MATERIAL FOR THE TASK –
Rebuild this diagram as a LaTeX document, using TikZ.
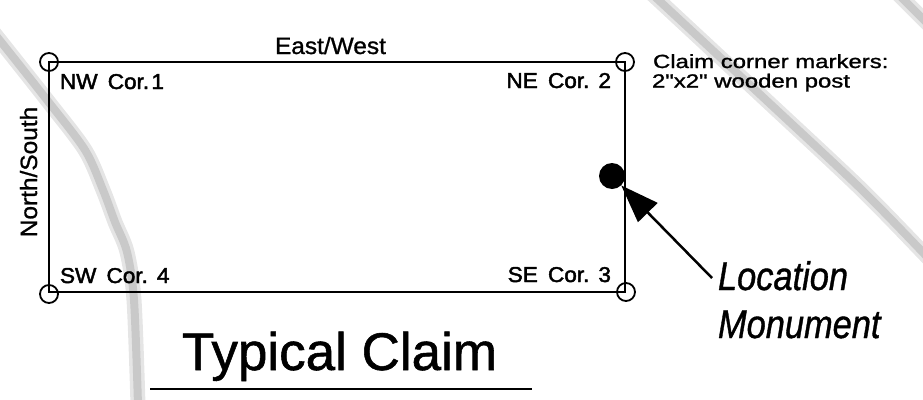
\documentclass[tikz,border=0pt]{standalone}
\usepackage{fontspec}
\setmainfont{Liberation Sans}[FakeBold=1]
\newfontfamily\plainquote{Liberation Sans}[FakeBold=1.2]
\newfontfamily\cornerfont{Liberation Sans}[FakeBold=2]
\usetikzlibrary{arrows.meta}
\begin{document}
\begin{tikzpicture}[x=1pt,y=-1pt,
  txt/.style={inner sep=0pt, outer sep=0pt},
  edge/.style={line width=2pt, black},
  marker/.style={circle, draw=black, line width=1.8pt, minimum size=18pt, inner sep=0pt, fill=none},
  stripeo/.style={line width=15pt, color=black!10, line cap=butt},
  stripei/.style={line width=8pt, color=black!21, line cap=butt},
  cornerlbl/.style={txt, font=\cornerfont\fontsize{21.5}{25}\selectfont},
  axislbl/.style={txt, font=\fontsize{23.5}{27}\selectfont},
  notelbl/.style={txt, font=\plainquote\fontsize{19}{22}\selectfont},
  monlbl/.style={txt, font=\fontsize{40}{48}\selectfont\itshape},
  titlelbl/.style={txt, font=\fontsize{53}{60}\selectfont}]
\useasboundingbox (0,0) rectangle (923,399);
% background grey stripes
\foreach \s in {stripeo,stripei}{
  \draw[\s] plot[smooth] coordinates {(-6,33) (47,100) (85,150) (103,190) (115,222) (127,252) (134,300) (138,405)};
  \draw[\s] plot[smooth] coordinates {(652,-6) (766,100) (862,190) (932,262)};
  \draw[\s] (898,-6) -- (932,28);
}
% corners
\coordinate (nw) at (49,62);
\coordinate (ne) at (625,62);
\coordinate (se) at (625,292);
\coordinate (sw) at (49,292);
\draw[edge] (nw) -- (ne) -- (se) -- (sw) -- cycle;
\node[marker] (cnw) at (49,62) {};
\node[marker] (cne) at (625,62) {};
\node[marker] (cse) at (626,292) {};
\node[marker] (csw) at (49,294) {};
% labels
\node[axislbl, anchor=base west] (ew) at (275,54) {\scalebox{1.04}[1]{East/West}};
\node[axislbl, anchor=base, rotate=90] (ns) at (37,172) {\scalebox{1.04}[1]{North/South}};
\node[cornerlbl, anchor=base west] (l1) at (60,89) {\scalebox{1.05}[1]{NW\hspace{0.45em}Cor.\hspace{0.1em}1}};
\node[cornerlbl, anchor=base east] (l2) at (611,88) {\scalebox{1.05}[1]{NE\hspace{0.45em}Cor.\hspace{0.4em}2}};
\node[cornerlbl, anchor=base west] (l4) at (60,283) {\scalebox{1.05}[1]{SW\hspace{0.45em}Cor.\hspace{0.4em}4}};
\node[cornerlbl, anchor=base east] (l3) at (611,282) {\scalebox{1.05}[1]{SE\hspace{0.45em}Cor.\hspace{0.4em}3}};
\node[notelbl, anchor=base west] (n1) at (653,68) {\scalebox{1.26}[1]{Claim corner markers:}};
\node[notelbl, anchor=base west] (n2) at (652,87.5) {\scalebox{1.26}[1]{2"x2" wooden post}};
% location monument
\node[circle, fill=black, minimum size=26pt, inner sep=0pt] (dot) at (612,176) {};
\node[monlbl, anchor=base west] (loc) at (718,290) {\scalebox{0.86}[1]{Location}};
\node[monlbl, anchor=base west] (mon) at (718,338) {\scalebox{0.86}[1]{Monument}};
\coordinate (tail) at (712,278);
\draw[line width=2.5pt, -{Triangle[length=38pt, width=27pt]}] (tail) -- (dot);
% title
\node[titlelbl, anchor=base west] (title) at (182,370) {Typical Claim};
\coordinate (ul1) at (150,389);
\coordinate (ul2) at (532,389);
\draw[line width=2pt] (ul1) -- (ul2);
\end{tikzpicture}
\end{document}
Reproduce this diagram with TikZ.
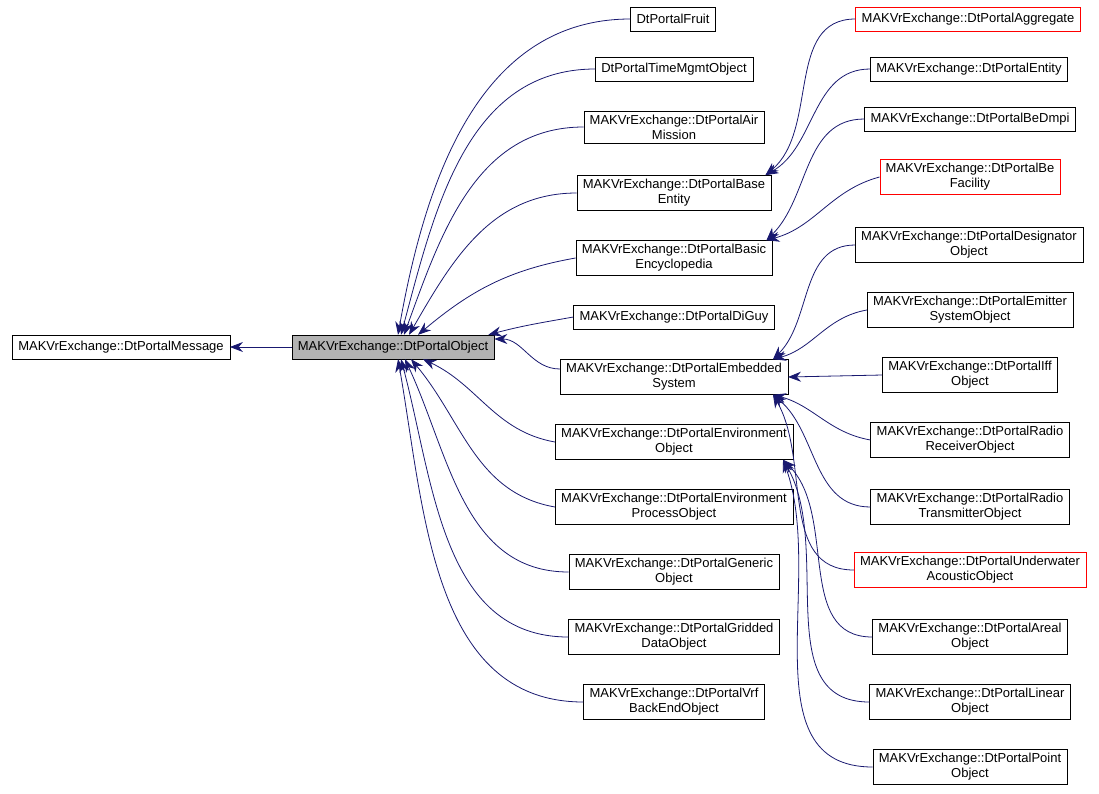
\documentclass[tikz,border=0pt]{standalone}
\usepackage{fontspec}
\setmainfont{Liberation Sans}
\usetikzlibrary{arrows.meta}
\definecolor{edgeblue}{HTML}{191970}
\tikzset{
  cls/.style={draw, fill=white, align=center, inner xsep=6pt, inner ysep=4pt, minimum height=24pt, font=\fontsize{13}{15}\selectfont},
  bad/.style={cls, draw=red},
  edge/.style={draw=edgeblue, <-, >={Stealth[length=13pt,width=10pt]}, line width=0.8pt},
}
\begin{document}
\begin{tikzpicture}[x=1pt,y=-1pt]
\useasboundingbox (0,0) rectangle (1099,793);
% base classes
\node[cls] (msg) at (121,347) {MAKVrExchange::DtPortalMessage};
\node[cls, fill=black!30] (obj) at (393,347) {MAKVrExchange::DtPortalObject};
% second column
\node[cls] (fruit) at (673,19) {DtPortalFruit};
\node[cls] (time) at (674,69) {DtPortalTimeMgmtObject};
\node[cls] (air) at (674,127) {MAKVrExchange::DtPortalAir\\Mission};
\node[cls] (base) at (674,193) {MAKVrExchange::DtPortalBase\\Entity};
\node[cls] (ency) at (674,258) {MAKVrExchange::DtPortalBasic\\Encyclopedia};
\node[cls] (diguy) at (674,317) {MAKVrExchange::DtPortalDiGuy};
\node[cls] (emb) at (674,377) {MAKVrExchange::DtPortalEmbedded\\System};
\node[cls] (env) at (674,442) {MAKVrExchange::DtPortalEnvironment\\Object};
\node[cls] (envp) at (674,507) {MAKVrExchange::DtPortalEnvironment\\ProcessObject};
\node[cls] (gen) at (674,572) {MAKVrExchange::DtPortalGeneric\\Object};
\node[cls] (grid) at (674,637) {MAKVrExchange::DtPortalGridded\\DataObject};
\node[cls] (vrf) at (674,702) {MAKVrExchange::DtPortalVrf\\BackEndObject};
% third column
\node[bad] (agg) at (968,19) {MAKVrExchange::DtPortalAggregate};
\node[cls] (ent) at (969,69) {MAKVrExchange::DtPortalEntity};
\node[cls] (dmpi) at (970,119) {MAKVrExchange::DtPortalBeDmpi};
\node[bad] (fac) at (970,177) {MAKVrExchange::DtPortalBe\\Facility};
\node[cls] (des) at (969,245) {MAKVrExchange::DtPortalDesignator\\Object};
\node[cls] (emit) at (970,310) {MAKVrExchange::DtPortalEmitter\\SystemObject};
\node[cls] (iff) at (970,375) {MAKVrExchange::DtPortalIff\\Object};
\node[cls] (rrx) at (970,440) {MAKVrExchange::DtPortalRadio\\ReceiverObject};
\node[cls] (rtx) at (970,507) {MAKVrExchange::DtPortalRadio\\TransmitterObject};
\node[bad] (uw) at (970,570) {MAKVrExchange::DtPortalUnderwater\\AcousticObject};
\node[cls] (areal) at (970,637) {MAKVrExchange::DtPortalAreal\\Object};
\node[cls] (lin) at (970,702) {MAKVrExchange::DtPortalLinear\\Object};
\node[cls] (pt) at (970,767) {MAKVrExchange::DtPortalPoint\\Object};
% edges
\draw[edge] (msg) -- (obj);
\draw[edge] ([xshift=5pt]obj.north) to[out=80,in=180] (fruit.west);
\draw[edge] ([xshift=8pt]obj.north) to[out=75,in=180] (time.west);
\draw[edge] ([xshift=11pt]obj.north) to[out=70,in=180] (air.west);
\draw[edge] ([xshift=16pt]obj.north) to[out=60,in=180] (base.west);
\draw[edge] ([xshift=25pt]obj.north) to[out=40,in=190] (ency.west);
\draw[edge] ([xshift=-6pt]obj.north east) to[out=15,in=190] (diguy.west);
\draw[edge] ([yshift=8pt]obj.east) to[out=0,in=180] ([yshift=8pt]emb.west);
\draw[edge] ([xshift=30pt]obj.south) to[out=-25,in=170] (env.west);
\draw[edge] ([xshift=18pt]obj.south) to[out=-50,in=170] (envp.west);
\draw[edge] ([xshift=12pt]obj.south) to[out=-65,in=180] (gen.west);
\draw[edge] ([xshift=8pt]obj.south) to[out=-75,in=180] (grid.west);
\draw[edge] ([xshift=5pt]obj.south) to[out=-80,in=180] (vrf.west);
% third column edges
\draw[edge] ([xshift=-6pt]base.north east) to[out=40,in=180] (agg.west);
\draw[edge] ([xshift=-6pt]base.north east) to[out=30,in=180] (ent.west);
\draw[edge] ([xshift=-6pt]ency.north east) to[out=45,in=180] (dmpi.west);
\draw[edge] ([xshift=-6pt]ency.north east) to[out=15,in=195] (fac.west);
\draw[edge] ([xshift=-15pt]emb.north east) to[out=45,in=180] (des.west);
\draw[edge] ([xshift=-15pt]emb.north east) to[out=15,in=190] (emit.west);
\draw[edge] (emb.east) -- (iff.west);
\draw[edge] ([xshift=-15pt]emb.south east) to[out=-15,in=170] (rrx.west);
\draw[edge] ([xshift=-15pt]emb.south east) to[out=-40,in=180] (rtx.west);
\draw[edge] ([xshift=-15pt]emb.south east) to[out=-60,in=180] (uw.west);
\draw[edge] ([xshift=-10pt]env.south east) to[out=-45,in=180] (areal.west);
\draw[edge] ([xshift=-10pt]env.south east) to[out=-60,in=180] (lin.west);
\draw[edge] ([xshift=-10pt]env.south east) to[out=-70,in=180] (pt.west);
\end{tikzpicture}
\end{document}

TO DO –
Go over the records above and tally each line that includes "diagram". Give the total by itself.

ANSWER TO THIS TASK –
2